Lithium-ion batteries, characterized by their low-carbon footprint, green energy potential, and innovative technology, serve as a pivotal solution for achieving a green and low-carbon energy transition.  However, their lifespan is limited. Pulse current charging (PCC) emerges as an effective method to extend battery lifetime, yet the internal electrochemical mechanisms underlying its effectiveness remain unclear. This Ph.D. project provides a comprehensive analysis of lithium-ion battery degradation under PCC conditions, encompassing both cylindrical batteries and electrochemical perspectives. A novel feature extraction method tailored for PCC conditions was proposed, and the prediction results validated the effectiveness and general applicability of the extracted features.
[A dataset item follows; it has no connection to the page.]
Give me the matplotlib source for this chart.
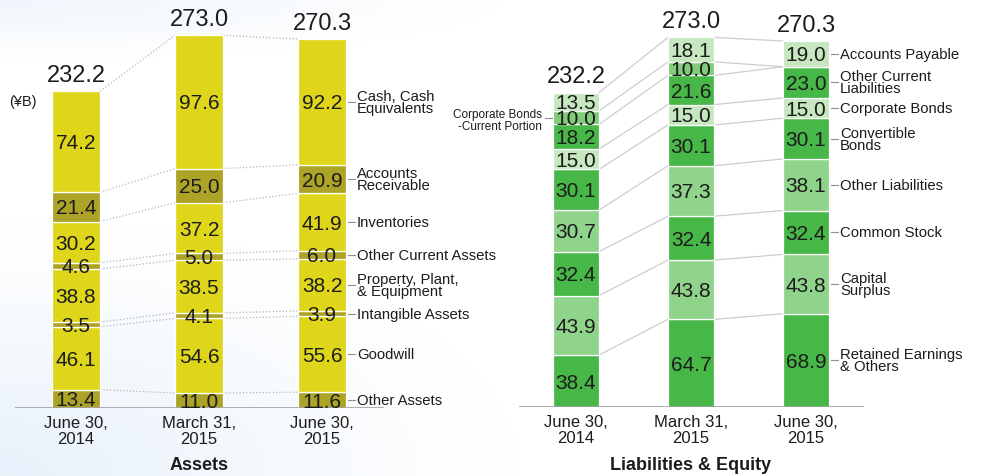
import matplotlib
matplotlib.use('Agg')
import matplotlib.pyplot as plt
import numpy as np
from matplotlib.transforms import offset_copy

plt.rcParams['font.family'] = ['Liberation Sans', 'DejaVu Sans']

# ---------------- data ----------------
dates = ['June 30,\n2014', 'March 31,\n2015', 'June 30,\n2015']

asset_items = ['Other Assets', 'Goodwill', 'Intangible Assets',
               'Property, Plant,\n& Equipment', 'Other Current Assets',
               'Inventories', 'Accounts\nReceivable', 'Cash, Cash\nEquivalents']
other_assets = [13.4, 11.0, 11.6]
goodwill = [46.1, 54.6, 55.6]
intangible = [3.5, 4.1, 3.9]
ppe = [38.8, 38.5, 38.2]
other_current_assets = [4.6, 5.0, 6.0]
inventories = [30.2, 37.2, 41.9]
receivable = [21.4, 25.0, 20.9]
cash = [74.2, 97.6, 92.2]
asset_totals = [232.2, 273.0, 270.3]

liab_items = ['Retained Earnings\n& Others', 'Capital\nSurplus', 'Common Stock',
              'Other Liabilities', 'Convertible\nBonds', 'Corporate Bonds',
              'Other Current\nLiabilities', 'Corporate Bonds\n-Current Portion',
              'Accounts Payable']
retained = [38.4, 64.7, 68.9]
capital_surplus = [43.9, 43.8, 43.8]
common_stock = [32.4, 32.4, 32.4]
other_liab = [30.7, 37.3, 38.1]
convertible = [30.1, 30.1, 30.1]
corp_bonds = [15.0, 15.0, 15.0]
other_current_liab = [18.2, 21.6, 23.0]
corp_bonds_current = [10.0, 10.0, 0.0]
payable = [13.5, 18.1, 19.0]
liab_totals = [232.2, 273.0, 270.3]

asset_series = [other_assets, goodwill, intangible, ppe, other_current_assets,
                inventories, receivable, cash]
liab_series = [retained, capital_surplus, common_stock, other_liab, convertible,
               corp_bonds, other_current_liab, corp_bonds_current, payable]

# ---------------- style ----------------
YEL = '#dfd61c'
OLV = '#aca327'
DG = '#47b847'
LG = '#90d48c'
VL = '#c6e7bf'
MG = '#80cc7b'
asset_colors = [OLV, YEL, OLV, YEL, OLV, YEL, OLV, YEL]
liab_colors = [DG, LG, DG, LG, DG, VL, DG, MG, VL]

W, H = 997, 476
fig = plt.figure(figsize=(W / 100, H / 100), dpi=100)

# subtle background
bg = fig.add_axes([0, 0, 1, 1], zorder=-5)
yy, xx = np.mgrid[0:H, 0:W]
d1 = np.sqrt((xx / 520.0) ** 2 + ((H - yy) / 260.0) ** 2)
d2 = np.sqrt((xx / 500.0) ** 2 + (yy / 60.0) ** 2)
a = np.clip(1 - d1, 0, 1) ** 1.2 * 0.55 + np.clip(1 - d2, 0, 1) * 0.35
a = np.clip(a, 0, 1)
base = np.array([1.0, 1.0, 1.0])
tint = np.array([0.83, 0.90, 0.97])
img = base[None, None, :] * (1 - a[..., None]) + tint[None, None, :] * a[..., None]
bg.imshow(img, aspect='auto', extent=[0, 1, 0, 1])
bg.axis('off')

TXT = '#1c1c1c'


def make_axes(left_px, right_px, base_px, scale):
    ylim_top = 295
    ax = fig.add_axes([left_px / W, (H - base_px) / H, (right_px - left_px) / W,
                       ylim_top * scale / H])
    ax.set_xlim(-0.5, 2.5)
    ax.set_ylim(0, ylim_top)
    ax.axis('off')
    ax.patch.set_alpha(0)
    return ax


def draw(ax, series, colors, totals, width, px_per_x, conn_style, conn_color,
         labels, title, title_x):
    n = len(series)
    x = np.arange(3)
    cum = np.zeros((n + 1, 3))
    for k, s in enumerate(series):
        cum[k + 1] = cum[k] + np.array(s)
    trv = offset_copy(ax.transData, fig=fig, x=0, y=-2, units='dots')
    for k, s in enumerate(series):
        ax.bar(x, s, width, bottom=cum[k], color=colors[k], edgecolor='white',
               linewidth=0.9, zorder=2)
        for i in range(3):
            if s[i] > 0:
                ax.text(i, cum[k][i] + s[i] / 2, f'{s[i]:.1f}', ha='center',
                        va='center', fontsize=15, color=TXT, zorder=4,
                        transform=trv)
    # connectors
    for k in range(1, n + 1):
        for i in range(2):
            ax.plot([i + width / 2, i + 1 - width / 2], [cum[k][i], cum[k][i + 1]],
                    linestyle=conn_style, color=conn_color, lw=0.9, zorder=1)
    # totals
    tr = offset_copy(ax.transData, fig=fig, x=0, y=9.5, units='dots')
    for i in range(3):
        ax.text(i, totals[i], f'{totals[i]:.1f}', transform=tr, ha='center',
                va='baseline', fontsize=17, color=TXT)
    # baseline
    ax.axhline(0, color='#a0a0a0', lw=1.2, zorder=3)
    # category labels
    trc = offset_copy(ax.transData, fig=fig, x=0, y=-8, units='dots')
    for i in range(3):
        ax.text(i, 0, dates[i], transform=trc, ha='center', va='top',
                fontsize=12, color=TXT, linespacing=1.1)
    ax.text(title_x, 0, title, transform=offset_copy(ax.transData, fig=fig, x=0,
            y=-58, units='dots'), ha='center', va='center', fontsize=13,
            fontweight='bold', color=TXT)
    # segment labels
    g0, g1, g2 = 1.5 / px_per_x, 8.5 / px_per_x, 11 / px_per_x
    trl = offset_copy(ax.transData, fig=fig, x=0, y=-1, units='dots')
    for k, s in enumerate(series):
        if s[2] > 0:
            yc = cum[k][2] + s[2] / 2
            x0 = 2 + width / 2
            ax.plot([x0 + g0, x0 + g1], [yc, yc], color='#909090', lw=0.8)
            ax.text(x0 + g2, yc, labels[k], ha='left', va='center', fontsize=10.7,
                    color=TXT, linespacing=0.82, transform=trl)
        else:
            yc = cum[k][0] + s[0] / 2
            x0 = 0 - width / 2
            ax.plot([x0 - g0, x0 - g1], [yc, yc], color='#909090', lw=0.8)
            ax.text(x0 - 11 / px_per_x, yc - 2.6, labels[k], ha='right', va='center',
                    fontsize=8.5, color=TXT, linespacing=0.95)


axL = make_axes(14.5, 383.5, 408, 1.365)
draw(axL, asset_series, asset_colors, asset_totals, 48 / 123, 123, ':', '#b5b5b5',
     asset_items, 'Assets', 1)
axL.text(-0.5, 232.2 - 8, '(¥B)', transform=offset_copy(axL.transData, fig=fig,
         x=-5, y=0, units='dots'), ha='left', va='center', fontsize=10.5, color=TXT)

axR = make_axes(518.5, 863.5, 407, 1.354)
draw(axR, liab_series, liab_colors, liab_totals, 46 / 115, 115, '-', '#cdcdcd',
     liab_items, 'Liabilities & Equity', 1)

fig.savefig('out.png', dpi=100)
Firstly, considering the external characteristics and internal electrochemical changes of lithium-ion batteries, a long-term PCC experiment was designed for NMC batteries (HTCNR18650) to evaluate the degradation in terms of capacity fade and internal resistance (IR) growth in cylindrical cells. The test results showed that PCC significantly mitigates battery degradation and extends battery lifetime compared to constant current (CC) charging. Subsequently, non-invasive and post-mortem analysis techniques were used to identify the degradation mechanisms occurring during PCC. The results revealed that PCC alleviates degradation by suppressing lithium inventory loss, active material loss, and kinetic barriers. Notably, PCC with a small duty cycle effectively suppressed the growth of interfacial impedance, reducing capacity fade and prolonging battery life. Finally, to accurately predict the state of health (SOH) of lithium-ion batteries, aging test data obtained under PCC conditions were used to extract ten features from the pulse charging voltage curves as candidate features for SOH prediction. These features were arranged, combined, and analyzed before SOH prediction was performed using ELM, SVM, DNN, and GPR algorithms. The results showed that the accuracy of SOH prediction does not exhibit a linear increase with the number of input features. The proposed feature extraction method exhibited strong applicability and effectiveness.

This Ph.D. project provides valuable insights into uncovering the degradation mechanisms of lithium-ion batteries under PCC conditions and offers new possibilities for improving SOH prediction in PCC scenarios.